A
version of this review appeared in The Age,
June 7, 2012.
The writer-director
Craig Lahiff has been around the Australian film industry for yonks,
but has dropped out of sight since Black and White (2000), a
period drama with some worthy racial themes. Entertainment is the
sole aim of this competent little thriller, which takes off from a
familiar premise: the unlucky traveller who finds
himself stranded somewhere off the map.
Here,
the fall guy is Colin (Jason Clarke) an Iraq veteran headed for a job
interview in Broken Hill. On an empty outback road, he witnesses a
fatal car accident, stumbles upon a suitcase of cash, and crosses paths with an alluring woman of mystery
(Emma Booth) who speeds off in a convertible.
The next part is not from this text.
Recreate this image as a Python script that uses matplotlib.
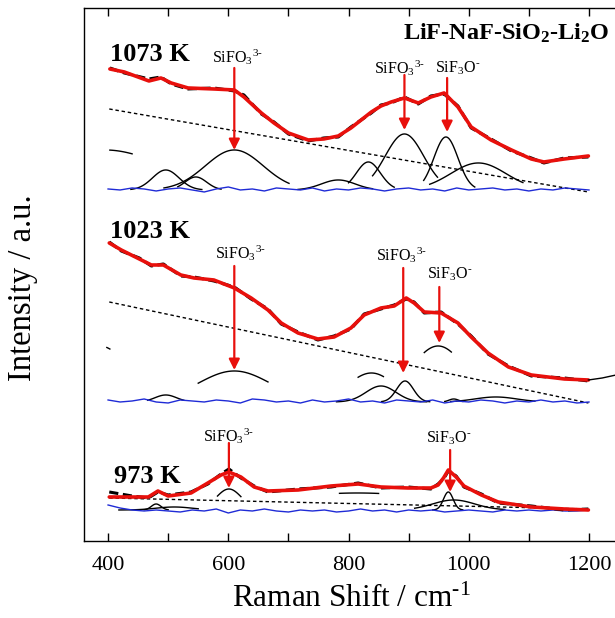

More honest than most
noir heroes, Colin
hands in the suitcase at the
nearest police station; though behind in his schedule, he agrees to
stay overnight at the home of a friendly local cop (Jason Clarke)
whose wife proves to be the same woman he saw at the crash.
In
its first half, Swerve
does a lot of things right. The brisk storytelling has a
cartoonish verve recalling the early work of the Coen brothers: a
sinister blond villain (Travis McMahon) keeps looming into the
foreground of otherwise empty frames, and the fact that the town
happens to be hosting a marching band competition serves as an
inspired audiovisual running joke. But as the climax approaches,
suspense drains away: the plot feels needlessly convoluted, and even
by genre standards some of the twists defy belief.